**Goal:**
Retype exactly the lines from the first one through the line with "import pandas as pd", including both ends; skip any pictures.

**Data block:**
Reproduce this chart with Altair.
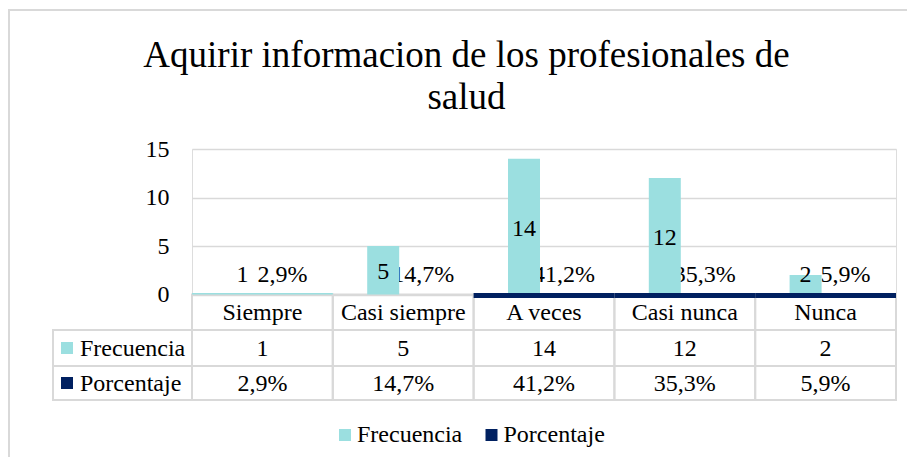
import altair as alt
import pandas as pd

# ---------------- data ----------------
categorias = ["Siempre", "Casi siempre", "A veces", "Casi nunca", "Nunca"]
frecuencia = [1, 5, 14, 12, 2]
porcentaje = [2.9, 14.7, 41.2, 35.3, 5.9]
porcentaje_txt = ["2,9%", "14,7%", "41,2%", "35,3%", "5,9%"]
y_ticks = [0, 5, 10, 15]
series = ["Frecuencia", "Porcentaje"]
colores = ["#9BDFE0", "#002060"]
titulo = ["Aquirir informacion de los profesionales de", "salud"]
# in the original, these categories' bars collapse into a flat line on the base
linea_porcentaje = ["A veces", "Casi nunca", "Nunca"]
linea_frecuencia = ["Siempre"]

FONT = "'Liberation Serif', 'Times New Roman', 'DejaVu Serif', serif"
GRID = "#d9d9d9"
FS = 24

df = pd.DataFrame({"cat": categorias, "frec": frecuencia, "pct": porcentaje,
                   "pct_txt": porcentaje_txt})
df_series = pd.DataFrame({"serie": series, "color": colores})

base = alt.Chart(df)
xs = alt.X("cat:N", sort=categorias,
           scale=alt.Scale(domain=categorias, paddingInner=0, paddingOuter=0),
           axis=None)
yscale = alt.Scale(domain=[0, 15], nice=False)
ys = alt.Y("frec:Q", scale=yscale,
           axis=alt.Axis(values=y_ticks, grid=True, gridColor=GRID, gridWidth=1.5,
                         domain=False, ticks=False, labelPadding=23,
                         labelFont=FONT, labelFontSize=FS, labelColor="#000000",
                         title=None))
colscale = alt.Scale(domain=series, range=colores)

one = alt.Chart(df_series).transform_filter(alt.datum.serie == series[0])

# frame of the chart area
frame_left = one.mark_rule(color=GRID, strokeWidth=2).encode(
    x=alt.value(-183), y=alt.value(-139), y2=alt.value(320))
frame_top = one.mark_rule(color=GRID, strokeWidth=2).encode(
    y=alt.value(-139), x=alt.value(-184), x2=alt.value(720))

txt = dict(font=FONT, fontSize=FS, color="#000000")

title_mark = one.mark_text(font=FONT, fontSize=37, color="#000000", align="center",
                           baseline="alphabetic", lineHeight=42).encode(
    x=alt.value(274.5), y=alt.value(-82), text=alt.value(titulo))

# data table cells
def cells(y0, y1):
    return base.mark_rect(fillOpacity=0, stroke=GRID, strokeWidth=2).encode(
        x=xs, y=alt.value(y0), y2=alt.value(y1))

cell_hdr = cells(145.5, 181)
cell_f = cells(181, 217)
cell_p = cells(217, 251)

def left_cell(serie, y0, y1):
    return alt.Chart(df_series).transform_filter(alt.datum.serie == serie).mark_rect(
        fillOpacity=0, stroke=GRID, strokeWidth=2).encode(
        x=alt.value(-139), x2=alt.value(0), y=alt.value(y0), y2=alt.value(y1))

lc_f = left_cell("Frecuencia", 181, 217)
lc_p = left_cell("Porcentaje", 217, 251)

hdr_text = base.mark_text(baseline="alphabetic", **txt).encode(x=xs, y=alt.value(171), text="cat:N")
f_text = base.mark_text(baseline="alphabetic", **txt).encode(x=xs, y=alt.value(207), text="frec:Q")
p_text = base.mark_text(baseline="alphabetic", **txt).encode(x=xs, y=alt.value(242), text="pct_txt:N")

def left_label(serie, yc, yb):
    sel = alt.Chart(df_series).transform_filter(alt.datum.serie == serie)
    sq = sel.mark_square(size=144, opacity=1).encode(
        x=alt.value(-125), y=alt.value(yc),
        color=alt.Color("serie:N", scale=colscale, legend=None))
    tx = sel.mark_text(align="left", baseline="alphabetic", **txt).encode(
        x=alt.value(-112), y=alt.value(yb), text="serie:N")
    return sq + tx

ll_f = left_label("Frecuencia", 199, 207)
ll_p = left_label("Porcentaje", 234, 242)

# bottom legend
def legend_item(serie, xc):
    sel = alt.Chart(df_series).transform_filter(alt.datum.serie == serie)
    sq = sel.mark_square(size=144, opacity=1).encode(
        x=alt.value(xc), y=alt.value(286),
        color=alt.Color("serie:N", scale=colscale, legend=None))
    tx = sel.mark_text(align="left", baseline="alphabetic", **txt).encode(
        x=alt.value(xc + 12), y=alt.value(293), text="serie:N")
    return sq + tx

lg_f = legend_item("Frecuencia", 153)
lg_p = legend_item("Porcentaje", 299.5)

# plot marks
grid_layer = base.mark_bar(width=32, xOffset=-20, opacity=0).encode(x=xs, y=ys)

pct_labels = base.mark_text(dx=20, dy=2, **txt).encode(
    x=xs, y=alt.datum(2.2), text="pct_txt:N")

bars = base.transform_filter(
    ~alt.FieldOneOfPredicate(field="cat", oneOf=linea_frecuencia)).mark_bar(
    width=32, xOffset=-20, color=colores[0]).encode(x=xs, y=ys)

frec_labels = base.transform_calculate(ylab="max(datum.frec / 2, 2.2)").mark_text(
    dx=-20, dy=2, **txt).encode(x=xs, y=alt.Y("ylab:Q", scale=yscale), text="frec:Q")

navy_line = base.transform_filter(
    alt.FieldOneOfPredicate(field="cat", oneOf=linea_porcentaje)).mark_rect(
    color=colores[1], yOffset=-1.5, y2Offset=3.5).encode(x=xs, y=alt.datum(0), y2=alt.datum(0))

cyan_line = base.transform_filter(
    alt.FieldOneOfPredicate(field="cat", oneOf=linea_frecuencia)).mark_rect(
    color=colores[0], yOffset=-1.5, y2Offset=0).encode(x=xs, y=alt.datum(0), y2=alt.datum(0))

chart = alt.layer(
    frame_left, frame_top, title_mark,
    grid_layer,
    cell_hdr, cell_f, cell_p, lc_f, lc_p,
    hdr_text, f_text, p_text, ll_f, ll_p,
    pct_labels, bars, frec_labels, navy_line, cyan_line,
    lg_f, lg_p,
).properties(
    width=704, height=145.5,
    padding={"left": 184, "top": 141, "right": 11, "bottom": 162},
    autosize=alt.AutoSizeParams(type="none"),
).configure_view(stroke=None).configure(background="white")

chart.save("out.html", embed_options={"renderer": "svg", "actions": False})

**Response to the task:**
Reproduce this chart with Altair.
import altair as alt
import pandas as pd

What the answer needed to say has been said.